E é justamente isso que torna o filme interessante, já que o telespectador consegue acompanhar o medo e o desespero, mas também em alguns momentos, a conformidade dessas pessoas infectadas que não sabem o que fazer e nem têm esperança de um dia descobrir. Suzano, Rose e Humberto passam por tudo, desde questionamentos de como pegaram essa doença, até que remédios eles poderiam usar, mas é tudo na base do chute. O filme é de 2021, e certamente vai ressoar em uma plateia que talvez não conviva com a AIDS, mas que se viu em uma situação muito parecida com a covid-19. Os Primeiros Soldados usa de personagens fictícios, mas conta histórias reais.

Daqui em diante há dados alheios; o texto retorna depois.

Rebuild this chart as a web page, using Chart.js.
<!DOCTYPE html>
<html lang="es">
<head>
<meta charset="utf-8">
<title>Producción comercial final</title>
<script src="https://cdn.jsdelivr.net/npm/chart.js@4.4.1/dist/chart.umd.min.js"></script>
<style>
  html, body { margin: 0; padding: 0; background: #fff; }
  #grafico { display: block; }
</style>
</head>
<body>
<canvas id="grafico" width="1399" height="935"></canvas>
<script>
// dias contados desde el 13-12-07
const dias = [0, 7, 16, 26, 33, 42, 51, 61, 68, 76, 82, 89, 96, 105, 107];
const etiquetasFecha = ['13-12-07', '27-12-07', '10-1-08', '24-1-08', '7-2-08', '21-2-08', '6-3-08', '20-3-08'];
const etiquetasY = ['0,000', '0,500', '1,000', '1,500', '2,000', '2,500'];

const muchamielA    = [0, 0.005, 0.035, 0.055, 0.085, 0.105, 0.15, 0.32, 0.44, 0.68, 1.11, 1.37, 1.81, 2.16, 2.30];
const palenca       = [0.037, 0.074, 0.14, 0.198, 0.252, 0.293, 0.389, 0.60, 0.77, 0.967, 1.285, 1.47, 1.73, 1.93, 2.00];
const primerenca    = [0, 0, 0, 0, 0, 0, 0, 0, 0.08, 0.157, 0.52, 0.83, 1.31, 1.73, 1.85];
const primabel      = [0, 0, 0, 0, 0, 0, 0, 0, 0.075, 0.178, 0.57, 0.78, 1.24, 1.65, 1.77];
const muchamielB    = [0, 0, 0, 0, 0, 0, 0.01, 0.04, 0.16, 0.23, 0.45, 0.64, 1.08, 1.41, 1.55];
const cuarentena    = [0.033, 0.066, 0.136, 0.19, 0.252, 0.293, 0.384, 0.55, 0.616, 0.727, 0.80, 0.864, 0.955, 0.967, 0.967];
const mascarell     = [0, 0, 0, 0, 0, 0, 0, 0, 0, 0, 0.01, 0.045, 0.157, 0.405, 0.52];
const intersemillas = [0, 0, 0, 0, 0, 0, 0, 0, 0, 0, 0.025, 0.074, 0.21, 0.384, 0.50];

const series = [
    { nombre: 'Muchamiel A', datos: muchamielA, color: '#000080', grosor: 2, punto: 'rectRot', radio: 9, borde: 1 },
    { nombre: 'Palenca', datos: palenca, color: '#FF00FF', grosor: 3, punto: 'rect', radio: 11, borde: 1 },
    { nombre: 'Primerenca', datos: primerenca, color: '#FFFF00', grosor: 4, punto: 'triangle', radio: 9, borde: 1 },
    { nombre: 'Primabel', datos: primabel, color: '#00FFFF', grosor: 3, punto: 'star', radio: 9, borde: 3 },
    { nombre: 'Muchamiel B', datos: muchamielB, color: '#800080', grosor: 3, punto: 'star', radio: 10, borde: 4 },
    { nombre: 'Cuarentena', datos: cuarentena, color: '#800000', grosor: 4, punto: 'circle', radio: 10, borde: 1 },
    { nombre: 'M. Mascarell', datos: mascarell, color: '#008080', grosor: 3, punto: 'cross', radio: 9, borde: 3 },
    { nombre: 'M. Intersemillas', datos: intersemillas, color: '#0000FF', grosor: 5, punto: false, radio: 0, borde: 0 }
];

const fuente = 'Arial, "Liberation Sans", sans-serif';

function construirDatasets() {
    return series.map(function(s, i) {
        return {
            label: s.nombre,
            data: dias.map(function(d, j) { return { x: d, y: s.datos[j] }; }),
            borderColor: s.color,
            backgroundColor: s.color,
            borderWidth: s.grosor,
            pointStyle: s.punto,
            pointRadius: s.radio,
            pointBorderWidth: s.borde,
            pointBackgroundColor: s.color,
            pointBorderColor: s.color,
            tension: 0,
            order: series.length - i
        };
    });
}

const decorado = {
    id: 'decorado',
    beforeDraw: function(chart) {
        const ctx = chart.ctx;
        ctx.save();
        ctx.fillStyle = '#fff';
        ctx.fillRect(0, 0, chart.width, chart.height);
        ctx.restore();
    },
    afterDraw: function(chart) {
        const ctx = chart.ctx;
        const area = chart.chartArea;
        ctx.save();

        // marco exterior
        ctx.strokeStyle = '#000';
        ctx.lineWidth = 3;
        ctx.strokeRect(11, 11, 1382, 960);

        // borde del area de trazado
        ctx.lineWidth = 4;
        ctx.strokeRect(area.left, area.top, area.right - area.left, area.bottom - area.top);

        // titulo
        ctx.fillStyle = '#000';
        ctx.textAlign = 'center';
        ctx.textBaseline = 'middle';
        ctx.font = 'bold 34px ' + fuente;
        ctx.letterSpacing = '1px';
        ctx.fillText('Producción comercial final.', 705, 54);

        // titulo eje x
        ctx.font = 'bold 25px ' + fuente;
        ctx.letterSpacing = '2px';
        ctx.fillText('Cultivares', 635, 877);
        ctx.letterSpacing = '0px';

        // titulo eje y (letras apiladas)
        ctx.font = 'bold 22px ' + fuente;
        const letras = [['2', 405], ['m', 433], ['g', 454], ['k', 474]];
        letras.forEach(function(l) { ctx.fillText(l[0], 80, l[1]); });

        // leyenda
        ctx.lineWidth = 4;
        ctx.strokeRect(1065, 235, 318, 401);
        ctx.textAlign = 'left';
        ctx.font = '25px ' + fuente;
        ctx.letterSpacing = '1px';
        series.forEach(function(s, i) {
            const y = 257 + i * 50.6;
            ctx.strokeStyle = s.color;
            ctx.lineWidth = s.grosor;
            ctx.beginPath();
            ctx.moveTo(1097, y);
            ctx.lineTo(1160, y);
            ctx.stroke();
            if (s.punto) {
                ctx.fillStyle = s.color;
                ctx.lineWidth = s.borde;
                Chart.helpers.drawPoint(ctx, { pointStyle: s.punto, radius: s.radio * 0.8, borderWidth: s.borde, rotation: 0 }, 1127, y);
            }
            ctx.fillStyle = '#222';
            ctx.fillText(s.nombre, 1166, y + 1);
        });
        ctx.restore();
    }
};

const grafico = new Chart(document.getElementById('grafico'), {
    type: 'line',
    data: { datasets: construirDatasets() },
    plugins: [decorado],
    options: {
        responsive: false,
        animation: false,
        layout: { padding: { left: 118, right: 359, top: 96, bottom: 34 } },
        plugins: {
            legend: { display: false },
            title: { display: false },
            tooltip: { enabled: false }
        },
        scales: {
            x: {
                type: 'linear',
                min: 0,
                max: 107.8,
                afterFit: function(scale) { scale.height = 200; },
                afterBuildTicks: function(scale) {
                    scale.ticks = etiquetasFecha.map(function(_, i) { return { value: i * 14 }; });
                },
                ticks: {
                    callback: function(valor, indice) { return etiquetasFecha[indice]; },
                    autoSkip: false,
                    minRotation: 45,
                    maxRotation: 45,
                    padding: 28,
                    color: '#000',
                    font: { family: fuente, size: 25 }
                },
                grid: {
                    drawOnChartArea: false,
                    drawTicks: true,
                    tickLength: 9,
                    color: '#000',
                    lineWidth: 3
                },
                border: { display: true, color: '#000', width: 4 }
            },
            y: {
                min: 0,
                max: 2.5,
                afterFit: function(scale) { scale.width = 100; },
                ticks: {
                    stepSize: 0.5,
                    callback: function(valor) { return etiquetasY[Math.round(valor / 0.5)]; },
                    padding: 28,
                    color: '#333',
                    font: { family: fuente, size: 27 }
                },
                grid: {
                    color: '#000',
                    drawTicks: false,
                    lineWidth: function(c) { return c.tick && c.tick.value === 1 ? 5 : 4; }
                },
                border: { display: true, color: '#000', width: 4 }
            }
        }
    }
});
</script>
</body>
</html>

Embora o roteiro seja bem feito, a parte técnica não é um primor, os figurinos, por exemplo, não nos remetem aos anos 80 automaticamente, como seria o ideal. Sabemos que o filme se passa no final de 1983 porque isso é informado durante a festa de ano novo, mas as roupas dos personagens, em muitos momentos, parecem atuais. Talvez a ideia tenha sido aproximar os dias de hoje à época retratada, mas também soa como falta de pesquisa ou de orçamento.
Mas o filme ganha muito com as suas atuações potentes que passam para o telespectador tudo que aqueles personagens sentem, inclusive os que não estão infectados, mas que são influenciados pelas ações de Suzano, Rose e Humberto. O grande destaque, no entanto, é Johnny Massaro, que interpreta um personagem divertido, de quem o público gosta automaticamente.
Os Primeiros Soldados não só trata de um tema que deve ser debatido, como também apresenta uma perspectiva inovadora e diferente sobre o assunto. A premiere brasileira do filme será no Festival do Rio, de 9 a 19 de dezembro, com sessões presenciais.